If you’ve followed my writing, you won’t be surprised to hear that I’m with the actuaries on this: The unions' expectations are far too optimistic, unless they’re reaching for yield by taking unacceptable risks with the pension funds. Simple demography means that growth is likely to slow down over the next few decades, which in turn means that you need to make more conservative assumptions about investment returns. As Joshua Rauh has exhaustively documented, most public-sector pension funds use excessively optimistic estimates of future investment yields, and they discount their future liabilities far too aggressively, resulting in rosy assessments of their funding status that are likely to result in fiscal crises down the road.

Here’s the really interesting question, however: Why is the pension fund arguing about this? Heading into the bankruptcy, a pension fund would normally try to inflate the underfunding estimates as high as possible, not minimize them. That’s because the unfunded pension liability is treated as an unsecured debt; it has to assemble with other unsecured creditors to collect whatever’s left over after the secured creditors have been paid. The bigger the claim, the larger the amount you’re likely to collect.

Chapter 9 bankruptcy is a little different, of course. Still, it doesn’t seem possible that transforming a $3.5 billion claim into a claim for less than $700 million could be in their interest. So why are they fighting this estimate so hard?

One possibility is that they’re trying to keep from triggering a Michigan law that lets Governor Rick Snyder fire and replace the board of a public pension whose funding status goes below 80 percent. Snyder could then, in theory, replace the board with one that is a better negotiating partner. But I’m not sure how convincing I find this, because we’re well beyond the negotiating stage at this point. Why would the pension funds fear Snyder more than the bankruptcy judge?

Because they’re trying to keep the city out of bankruptcy altogether, says the Wall Street Journal.

While pension shortfalls are only part of the city's $18 billion in estimated liabilities, any challenge to the city's calculations could give ammunition to those who question if Mr. Orr moved too quickly to seek bankruptcy protection for the city at the behest of Gov. Rick Snyder, who has insisted that Detroit is insolvent. A trial on whether Detroit is eligible for bankruptcy protection is scheduled for Oct. 23. The funds and others argued in their filings that cutting benefits earned by the city's employees and retirees would violate the state constitution. The city's largest public employee union, Michigan Council 25 of the American Federation of State, County and Municipal Employees, said in a court paper that the city's emergency manager "hastily commenced" the Chapter 9 filing to "slash pension and other post-employment benefit obligations."
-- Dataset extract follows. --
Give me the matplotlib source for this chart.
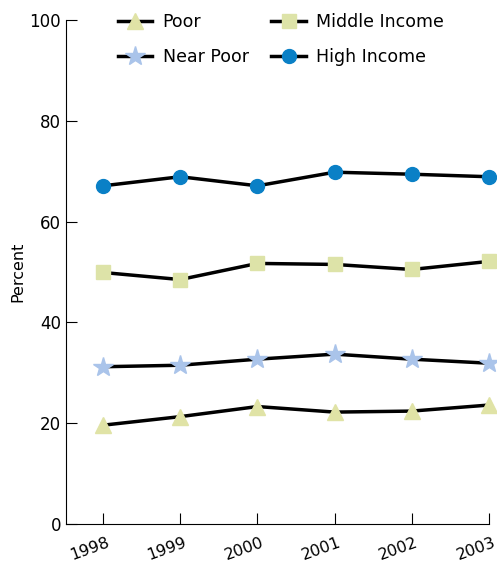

This seems more delusionally optimistic than their projected investment returns. The city is running out of cash -- in fact, it already has run out of cash, which is why it is borrowing to pay pension contributions and running in arrears with vendors. Even the judge who stayed the bankruptcy didn’t try to argue that the city had the money to pay its obligations; she was reduced to the wistful hope that President Barack Obama would step in and use his healing powers, which is to say, taxpayer funds, to keep the pensions solvent.

Oh, perhaps Detroit could somehow stave off the inevitable for a while, but you can't easily envision a situation in which the city suddenly and for no apparent reason develops hundreds of millions of dollars of extra tax revenue. If it’s not this year, it will be the next, or the one after -- and the union pensions will take their haircuts, just the same.

The people who actually have good reason to fight this are the unsecured creditors, who are likely to see their share reduced if the city’s assessment stands. Although I’m sympathetic to their plight, I’m also sympathetic to the folks who worked for decades, and now face the possibility that the pensions they expected will be drastically cut -- in at least some cases without even Social Security to fall back on. Unfortunately, for Detroit’s creditors, there aren’t any happy options left -- just a reasonably fair allocation of the losses.